Stockland, Mirvac push for tax reform to boost new home building
Property developers Stockland and Mirvac have pushed back against the federal Labor government’s decision to rule out tax changes after this week’s Economic Reform Roundtable, saying financial changes were needed alongside planning reforms to increase the pace of home building.
Planning constraints – particularly overlapping and inconsistent requirements at federal, state and local levels – and delays created by environmental considerations needed tackling, the chief executives of Australia’s two largest mixed-use developers said.
Another key concern raised by major property developer and fund manager Dexus, whose interests range from office towers to healthcare real estate and student accommodation, is construction productivity, which has fallen to less than 2.5 days of work per week on some sites, it said.
In the housing sector, taxes and other imposts are dragging on the cost of new home builds. In Sydney, about 50 per cent of the cost of a land subdivision comes from government charges of some kind, according to Mirvac, while in Melbourne, those account for about 34 per cent of the cost of an apartment. These costs mean tax reform must be part of the reform package as well, Stockland and Mirvac said.
“We would like to see reform of the state planning systems, which remain the biggest barrier to improving delivery timeframes,” Stockland CEO Tarun Gupta told The Australian Financial Review.
“To create greater certainty of investment, we need to resolve the significant backlog of federal government housing environmental approvals, and as a capital intensive sector, a review of state and national tax and investment settings would provide a boost to foreign institutional investment.”
While Prime Minister Anthony Albanese earlier this month ruled out any new tax changes before the next federal election in an effort to dampen speculation about possible changes coming out of the three-day productivity summit that starts on Tuesday, reforms remain crucial for many companies charged with delivering the homes needed in Australia.
Housing minister Clare O’Neil told the Financial Review the government would slow the pace of updates to the National Construction Code to make it easier for the industry to invest in and plan around new technology.

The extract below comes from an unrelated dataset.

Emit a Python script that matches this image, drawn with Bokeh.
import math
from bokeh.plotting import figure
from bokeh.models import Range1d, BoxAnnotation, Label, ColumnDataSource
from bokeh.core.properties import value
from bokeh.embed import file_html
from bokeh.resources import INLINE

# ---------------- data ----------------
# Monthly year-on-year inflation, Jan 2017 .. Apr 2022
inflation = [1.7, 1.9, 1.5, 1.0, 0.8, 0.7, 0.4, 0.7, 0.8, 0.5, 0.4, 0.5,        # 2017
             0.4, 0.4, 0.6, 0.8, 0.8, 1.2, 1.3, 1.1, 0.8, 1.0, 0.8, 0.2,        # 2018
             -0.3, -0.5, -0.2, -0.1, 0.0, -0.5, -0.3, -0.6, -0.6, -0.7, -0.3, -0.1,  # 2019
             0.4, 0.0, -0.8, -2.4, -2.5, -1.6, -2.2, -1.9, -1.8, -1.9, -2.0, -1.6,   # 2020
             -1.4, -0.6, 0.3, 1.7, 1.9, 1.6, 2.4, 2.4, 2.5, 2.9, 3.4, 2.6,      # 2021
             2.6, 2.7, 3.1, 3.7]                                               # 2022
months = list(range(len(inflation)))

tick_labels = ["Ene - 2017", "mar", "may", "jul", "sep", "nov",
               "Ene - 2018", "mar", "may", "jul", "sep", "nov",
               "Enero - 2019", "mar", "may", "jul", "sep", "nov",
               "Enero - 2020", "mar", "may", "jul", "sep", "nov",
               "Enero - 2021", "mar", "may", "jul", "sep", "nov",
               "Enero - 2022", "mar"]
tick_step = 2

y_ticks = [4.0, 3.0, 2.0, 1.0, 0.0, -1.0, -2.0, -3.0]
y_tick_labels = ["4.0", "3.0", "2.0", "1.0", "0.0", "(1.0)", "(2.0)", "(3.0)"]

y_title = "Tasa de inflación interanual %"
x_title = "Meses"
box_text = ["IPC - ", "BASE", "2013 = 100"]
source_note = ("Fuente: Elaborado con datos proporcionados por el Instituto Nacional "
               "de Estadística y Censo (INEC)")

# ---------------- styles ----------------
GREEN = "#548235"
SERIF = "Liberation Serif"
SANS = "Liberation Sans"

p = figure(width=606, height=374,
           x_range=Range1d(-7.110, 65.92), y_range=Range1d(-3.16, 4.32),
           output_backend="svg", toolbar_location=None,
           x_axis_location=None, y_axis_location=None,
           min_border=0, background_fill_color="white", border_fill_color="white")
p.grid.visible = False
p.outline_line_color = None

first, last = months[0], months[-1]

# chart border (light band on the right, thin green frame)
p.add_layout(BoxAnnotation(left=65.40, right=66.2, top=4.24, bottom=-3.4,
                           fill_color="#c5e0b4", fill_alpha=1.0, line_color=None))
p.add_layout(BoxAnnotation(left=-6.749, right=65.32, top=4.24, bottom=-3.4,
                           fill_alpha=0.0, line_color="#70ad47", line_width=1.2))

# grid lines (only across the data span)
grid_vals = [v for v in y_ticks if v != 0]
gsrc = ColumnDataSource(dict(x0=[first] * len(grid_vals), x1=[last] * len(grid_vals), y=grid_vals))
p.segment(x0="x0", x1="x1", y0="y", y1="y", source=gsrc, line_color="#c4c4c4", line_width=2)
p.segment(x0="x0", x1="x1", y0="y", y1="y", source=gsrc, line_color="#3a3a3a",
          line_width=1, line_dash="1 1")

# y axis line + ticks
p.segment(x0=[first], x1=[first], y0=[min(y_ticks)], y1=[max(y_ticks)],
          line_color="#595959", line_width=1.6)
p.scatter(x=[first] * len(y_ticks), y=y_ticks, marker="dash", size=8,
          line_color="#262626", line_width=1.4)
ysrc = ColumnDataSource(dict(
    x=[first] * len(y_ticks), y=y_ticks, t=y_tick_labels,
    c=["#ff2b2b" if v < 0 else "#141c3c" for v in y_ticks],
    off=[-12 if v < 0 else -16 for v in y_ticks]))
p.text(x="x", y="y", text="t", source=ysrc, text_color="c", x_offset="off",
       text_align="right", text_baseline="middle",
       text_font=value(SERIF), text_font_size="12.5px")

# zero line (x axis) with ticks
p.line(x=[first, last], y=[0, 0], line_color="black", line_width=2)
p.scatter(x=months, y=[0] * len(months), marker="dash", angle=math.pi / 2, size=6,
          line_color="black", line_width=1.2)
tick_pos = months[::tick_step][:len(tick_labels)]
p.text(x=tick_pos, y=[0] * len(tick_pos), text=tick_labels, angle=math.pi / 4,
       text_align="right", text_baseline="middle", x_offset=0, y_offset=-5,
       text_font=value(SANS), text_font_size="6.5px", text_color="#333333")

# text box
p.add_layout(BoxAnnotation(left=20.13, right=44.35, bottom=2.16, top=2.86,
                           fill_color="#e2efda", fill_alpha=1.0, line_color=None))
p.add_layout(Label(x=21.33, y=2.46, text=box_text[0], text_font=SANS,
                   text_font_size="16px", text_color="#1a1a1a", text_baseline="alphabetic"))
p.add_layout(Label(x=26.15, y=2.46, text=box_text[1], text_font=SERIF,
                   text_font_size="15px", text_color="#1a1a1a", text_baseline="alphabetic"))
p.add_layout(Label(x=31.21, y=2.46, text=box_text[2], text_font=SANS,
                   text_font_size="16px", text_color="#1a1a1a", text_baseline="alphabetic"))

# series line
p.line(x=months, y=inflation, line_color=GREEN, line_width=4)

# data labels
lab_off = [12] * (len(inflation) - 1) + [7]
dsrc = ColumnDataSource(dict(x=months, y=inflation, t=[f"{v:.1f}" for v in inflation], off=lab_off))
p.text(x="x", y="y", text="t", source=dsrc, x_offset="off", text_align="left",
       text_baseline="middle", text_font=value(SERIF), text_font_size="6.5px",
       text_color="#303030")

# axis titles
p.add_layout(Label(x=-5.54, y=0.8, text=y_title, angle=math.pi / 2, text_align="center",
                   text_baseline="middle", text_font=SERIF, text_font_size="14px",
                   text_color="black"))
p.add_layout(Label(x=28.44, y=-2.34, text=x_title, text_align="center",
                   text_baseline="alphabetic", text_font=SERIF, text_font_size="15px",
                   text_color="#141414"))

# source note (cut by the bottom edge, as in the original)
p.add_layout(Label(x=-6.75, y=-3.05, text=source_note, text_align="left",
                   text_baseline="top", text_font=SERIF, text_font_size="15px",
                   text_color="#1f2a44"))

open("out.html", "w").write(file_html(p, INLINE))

Mirvac CEO Campbell Hanan told the Financial Review there was a “very high regulatory burden on housing” after delivering the company’s annual results on Friday.
“Whether that’s from the environmental approvals approach with the [Environment Protection and Biodiversity Conservation Act], whether it’s planning, there is just a myriad of things that happen,” he said.
Hanan added the federal government had already improved the financial incentives to encourage housing development by cutting the withholding tax foreign investors paid on build-to-rent investments from 30 per cent to 15 per cent. That put the asset class on par with others such as student housing and hotels, he said.
ASIC’s review of the disclosure of stamp duty fees institutional investors pay for property investments, which are treated as transaction costs and appear more expensive relative to infrastructure assets, would remove another impost restricting housing development, he said.
Hanan said Mirvac would be an “obvious beneficiary” if the review led to changes in the fee disclosure rules.
The federal government has also recognised the benefits that could flow from that simple fiscal policy change.
“The decision by ASIC to review this rule is a hugely positive move that could help us unlock billions of investment, and build 35,000 additional homes for Australians,” O’Neil said last week.
Mirvac’s Hanan and Stockland’s Gupta both said work was needed to develop a more productive and skilled building workforce, even if it meant overturning current policy to welcome more migrant workers with construction skills.
“Addressing the skills shortage in building and construction would also ease the handbrake on production pipelines,” Gupta said.
“Skilled migration that would support construction we think is still really important,” Hanan said.
Dexus CEO Ross agreed, pointing to the deterioration in productivity across the construction sector. While the broader economy has improved 49 per cent over 30 years, labour productivity in dwelling construction has decreased 12 per cent, while dwellings completed per hour worked has dropped a sizeable 53 per cent, he said.
“In some states, workers get 26 rostered days off a year plus leave entitlements. Adding other unforeseen disruptions, the productivity on some sites is less than 2.5 days per week,” he told the Financial Review.
“We are paying premium wages for part-time productivity and wondering why we’re one of the most expensive places in the world to build.
“This isn’t just a construction issue – it’s a national economic handbrake that every Australian pays for through higher housing costs. Australia needs to stop tiptoeing around this issue and commit to real supply side reforms: facilitating more skilled labour, slashing the red tape stifling innovation and creating a regulatory environment that rewards productivity, not just showing up.”